All of this derives from the opening scene where he is told by a doctor that his EKG looks worrisome due to an irregularity with his heart, but instead of finding out the problem, he leaves and never looks back. He’d rather not live with the knowledge of his impending death and won’t accept that he has grown old in a world that seems increasingly younger. As he says, instead of walking in a room and being the center of attention, the only people who notice him now are the old ones. He has a problem with that and to compensate, he parties like he’s in college and acts like a kid, which distances him from his family.
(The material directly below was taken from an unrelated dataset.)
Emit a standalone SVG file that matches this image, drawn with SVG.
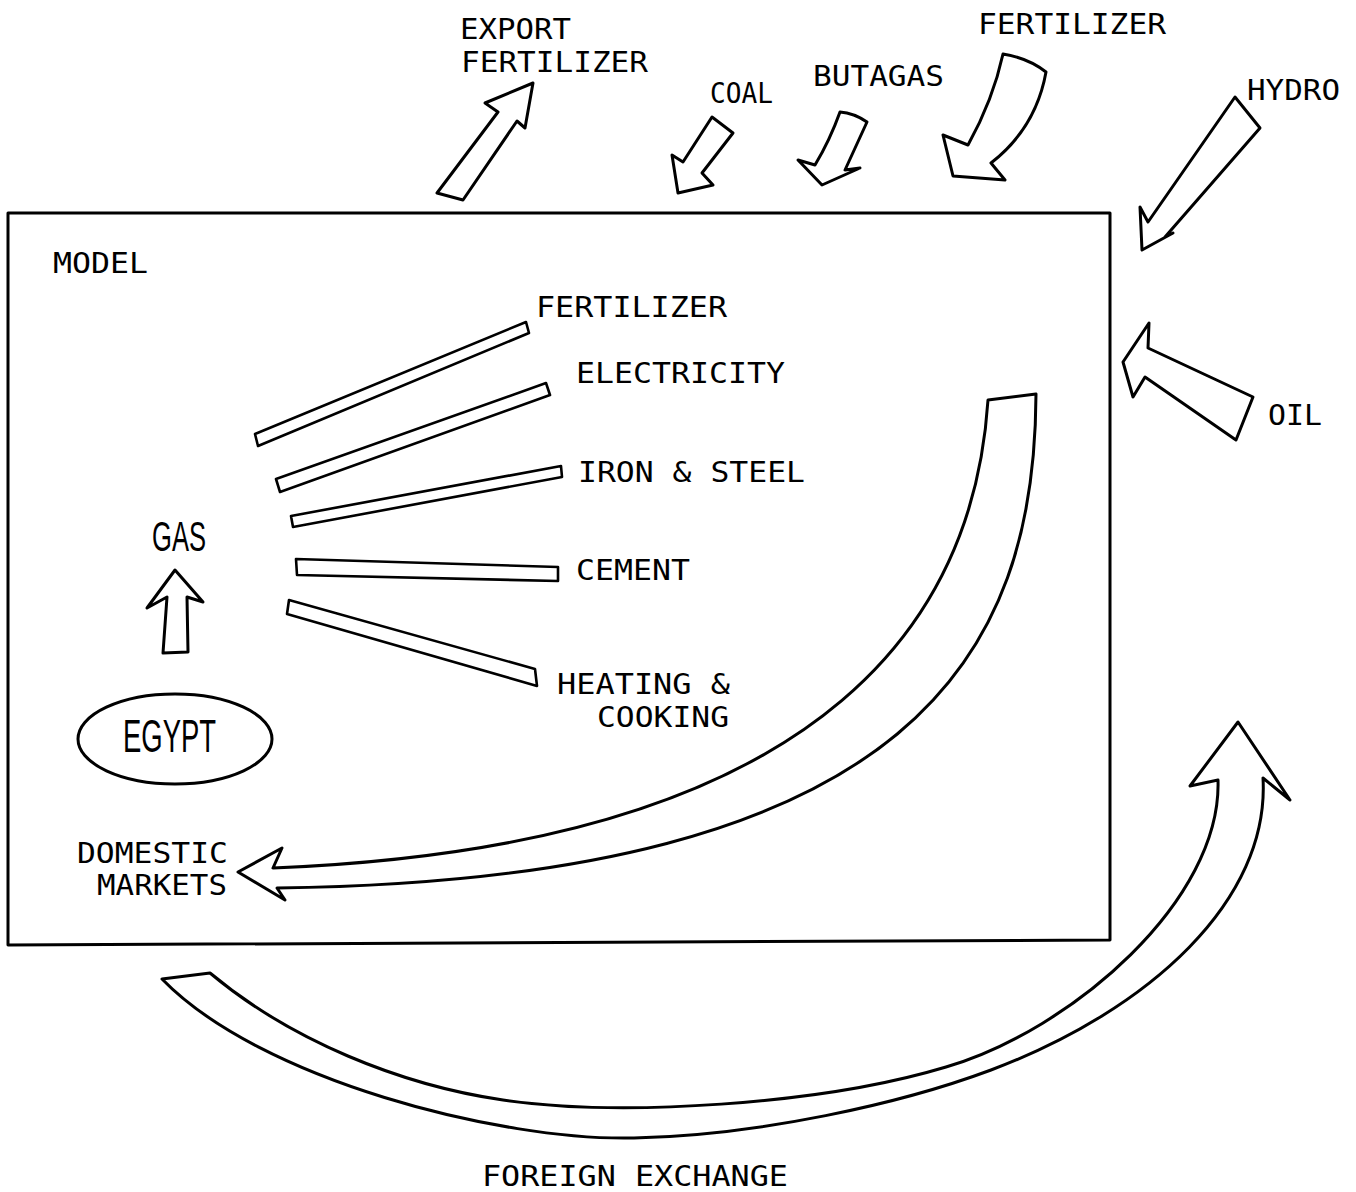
<svg xmlns="http://www.w3.org/2000/svg" width="1356" height="1192" viewBox="0 0 1356 1192">
<style>
.ln{fill:none;stroke:#000;stroke-width:3;stroke-linejoin:round;stroke-linecap:round}
.ar{fill:#fff;stroke:#000;stroke-width:3;stroke-linejoin:round;stroke-linecap:round}
.bar{fill:#fff;stroke:#000;stroke-width:2.6;stroke-linejoin:round}
.t{font-family:"DejaVu Sans Mono","Liberation Mono",monospace;font-size:29px;fill:#000}
.n{font-family:"Liberation Sans",Arial,sans-serif;fill:#000}
</style>
<rect width="1356" height="1192" fill="#fff"/>
<g id="model">
<polygon class="ln" points="8,213 1110,213 1110,940 8,945"/>
<text class="t" x="53" y="273" textLength="95" lengthAdjust="spacingAndGlyphs">MODEL</text>
</g>
<g id="egypt">
<ellipse class="ln" cx="175" cy="739" rx="97" ry="45" stroke-width="2.5"/>
<text class="n" x="123" y="752" font-size="47" textLength="93" lengthAdjust="spacingAndGlyphs">EGYPT</text>
</g>
<g id="gas">
<text class="n" x="152" y="551" font-size="42" textLength="54" lengthAdjust="spacingAndGlyphs">GAS</text>
</g>
<g id="sector-fertilizer">
<polygon class="bar" points="255,434 526,322 529,333 258,446"/>
<text class="t" x="536" y="317" textLength="191" lengthAdjust="spacingAndGlyphs">FERTILIZER</text>
</g>
<g id="sector-electricity">
<polygon class="bar" points="276,479 546,383 550,395 280,492"/>
<text class="t" x="576" y="383" textLength="209" lengthAdjust="spacingAndGlyphs">ELECTRICITY</text>
</g>
<g id="sector-iron-steel">
<polygon class="bar" points="291,516 561,466 562,477 293,527"/>
<text class="t" x="578" y="482" textLength="227" lengthAdjust="spacingAndGlyphs">IRON &amp; STEEL</text>
</g>
<g id="sector-cement">
<polygon class="bar" points="296,559 558,567 558,581 297,575"/>
<text class="t" x="576" y="580" textLength="114" lengthAdjust="spacingAndGlyphs">CEMENT</text>
</g>
<g id="sector-heating">
<polygon class="bar" points="289,600 535,669 537,686 287,614"/>
<text class="t" x="557" y="694" textLength="173" lengthAdjust="spacingAndGlyphs">HEATING &amp;</text>
<text class="t" x="597" y="727" textLength="132" lengthAdjust="spacingAndGlyphs">COOKING</text>
</g>
<g id="domestic-markets">
<text class="t" x="77" y="863" textLength="151" lengthAdjust="spacingAndGlyphs">DOMESTIC</text>
<text class="t" x="97" y="895" textLength="130" lengthAdjust="spacingAndGlyphs">MARKETS</text>
</g>
<g id="export-fertilizer">
<text class="t" x="460" y="39" textLength="111" lengthAdjust="spacingAndGlyphs">EXPORT</text>
<text class="t" x="461" y="72" textLength="187" lengthAdjust="spacingAndGlyphs">FERTILIZER</text>
</g>
<g id="coal"><text class="t" x="710" y="103" textLength="63" lengthAdjust="spacingAndGlyphs">COAL</text></g>
<g id="butagas"><text class="t" x="813" y="86" textLength="131" lengthAdjust="spacingAndGlyphs">BUTAGAS</text></g>
<g id="fertilizer-in"><text class="t" x="978" y="34" textLength="188" lengthAdjust="spacingAndGlyphs">FERTILIZER</text></g>
<g id="hydro"><text class="t" x="1247" y="100" textLength="93" lengthAdjust="spacingAndGlyphs">HYDRO</text></g>
<g id="oil"><text class="t" x="1268" y="425" textLength="54" lengthAdjust="spacingAndGlyphs">OIL</text></g>
<g id="foreign-exchange"><text class="t" x="482" y="1186" textLength="306" lengthAdjust="spacingAndGlyphs">FOREIGN EXCHANGE</text></g>
<g id="connectors">
<path id="a-gas" class="ar" d="M175,570 L147,608 L167,597 L163,653 L188,652 L187,597 L203,602 Z"/>
<path id="a-export" class="ar" d="M437,193 L498,112 L485,103 L533,83 L525,128 L517,121 L463,200 Z"/>
<path id="a-coal" class="ar" d="M712,117 L683,162 L672,155 L678,193 L713,185 L702,173 L733,133 Z"/>
<path id="a-butagas" class="ar" d="M840,112 Q854,113 867,122 L845,170 L860,168 L822,185 L798,160 L815,165 Q830,140 840,112 Z"/>
<path id="a-fertilizer" class="ar" d="M1003,54 Q1028,58 1046,72 Q1036,128 991,163 L1005,180 L953,176 L943,135 L968,145 Q993,100 1003,54 Z"/>
<path id="a-hydro" class="ar" d="M1235,97 L1260,128 L1165,237 L1173,233 L1142,250 L1140,207 L1148,222 Z"/>
<path id="a-oil" class="ar" d="M1123,362 L1149,323 L1148,348 L1253,397 L1236,440 L1145,377 L1133,397 Z"/>
<path id="a-domestic" class="ar" d="M238,872 L282,848 L273,868 C850,845 975,600 988,400 L1036,394 C1035,650 920,880 277,888 L285,900 Z"/>
<path id="a-foreign" class="ar" d="M162,979 L210,973 C290,1040 400,1085 503,1100 C620,1117 820,1105 946,1067 C1072,1030 1222,900 1218,780 L1190,786 L1238,722 L1290,800 L1263,778 C1270,900 1150,1010 991,1070 C900,1104 760,1135 634,1138 C500,1141 260,1080 162,979 Z"/>
</g>
</svg>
When he goes out with his daughter and grandson, he orders them not to call him “dad” or “granddad” because he wants to carry the illusion of youthfulness. Instead of showing up for his grandson’s birthday party, he spends a night with a woman and sleeps through it. It isn’t until Susan threatens to take away his right to see his grandson that he begins to wise up.

Of course, a myriad of other factors contribute to his enlightenment as well. He has no income and has been kicked out of his home, forcing him to work as a waiter in a small restaurant owned by an old friend he hasn’t seen in 30 years, and after winding up in a hospital from a cracked rib he realizes he can’t cheat death and that his womanizing and partying has only been a temporary solution to his troubles.

This is where the brilliance of the movie lies. You do get the sense that Ben is starting to see things straight, realizing that the rest of his time on Earth is better spent with his family than with random women he picks up at night, but at the same time that habit is hard for him to break. Ending on a note that offers no definitive conclusion, Solitary Man is a fascinating character study in its own right and shows that just because you’re around people, it doesn’t mean you’re not alone.